The Drum on ABC 24 featured some Liberal Party apparatchik last Friday who wanted to tell us that the future lie in adapting to climate change, and not mitigating it. If I were a man in possession of inclinations like Elvis Presley I would have shot my TV set. instead I screamed and turned it off. It's like some bad joke from the Easter Bloc of old that Tony Abbott got elected.

Delaying The Carbon Repeal

In another one of those election promises that is being broken by the Coalition, we have the Carbon Tax repeal. They've got it through the Lower House but there's enough resistance in the Senate to shoot down the repeal. The Coalition solution is  therefore to hold off taking it to the Senate until the new Senate sits in July.
The Abbott government has scheduled two weeks of sittings, two for the Senate and one for the House of Representatives.

Usually Parliament stops for the winter break at the end of June, returning for the spring session in mid-August.

In the last 15 years federal Parliament has only sat once during July - for a single week in 2011 - which lends weight to the theory that the Abbott government has deliberately arranged this voting period for the carbon tax repeal.

Leader of the House Christopher Pyne released a schedule of sitting dates on Monday, showing the Senate sitting for a fortnight from Monday, July 7.

Mr Pyne said more sittings provided an opportunity for debate and consideration of the important bills that will come before the Parliament in 2014.

The lower house will sit for a week from Monday, July 14.

It seems the Coalition has twigged to possibility they would lose a Double Dissolution election - which is to say they had no mandate at all like they have claimed. The fact that the new poll has blunted their resolve points to the inherently opportunistic, populist and largely spineless nature of this government. Have they no shame? It appears not. Have they no dignity? No. Clearly, that's why they need the Monarchy to drape them with some (imagined) dignity.

Christopher Pyne has been rather disruptive in other ways.
Mr Pyne told Sky News on Sunday evening that two of the states that had agreed to the Gonski reforms, Victoria and Tasmania, had never signed "final agreements" with the federal Labor government, and neither had the National Catholic Education Commission.

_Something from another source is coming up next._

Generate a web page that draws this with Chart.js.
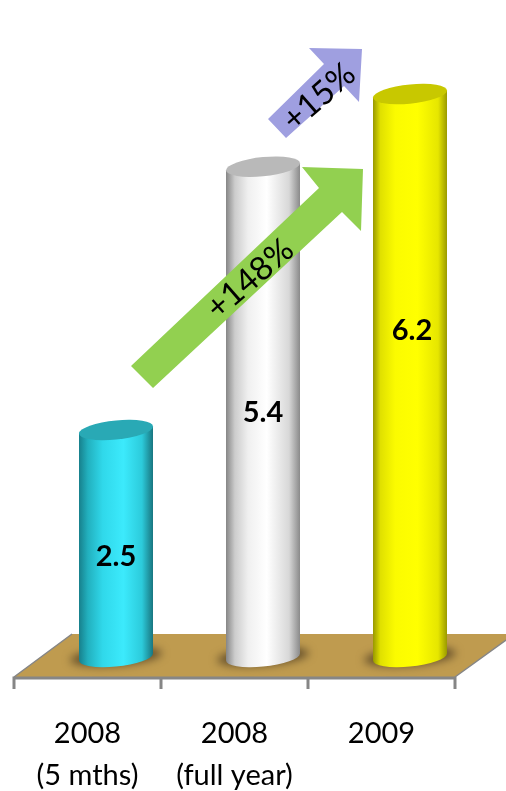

"That isn't a national model, and it's very difficult for us to implement the complicated, confused, very dense model that they came up with because of Labor's predilection for prescription and regulation," he said."We want less regulation, less prescription from Canberra, and that's what I'll set about trying to put in place when we can do that."

Opposition Leader Bill Shorten accused the Coalition of breaking the promise it made before the election that it was on a "unity ticket" with Labor on school funding.

"The weasel words of the government saying before an election they will look after schools and properly fund our children in the future, and ... they now dial forward and say all deals are off, there were no deals."

Well, Bill, the answer is that these people really will do and say anything to get into power, hold power and abuse power. No surprises whatsoever there.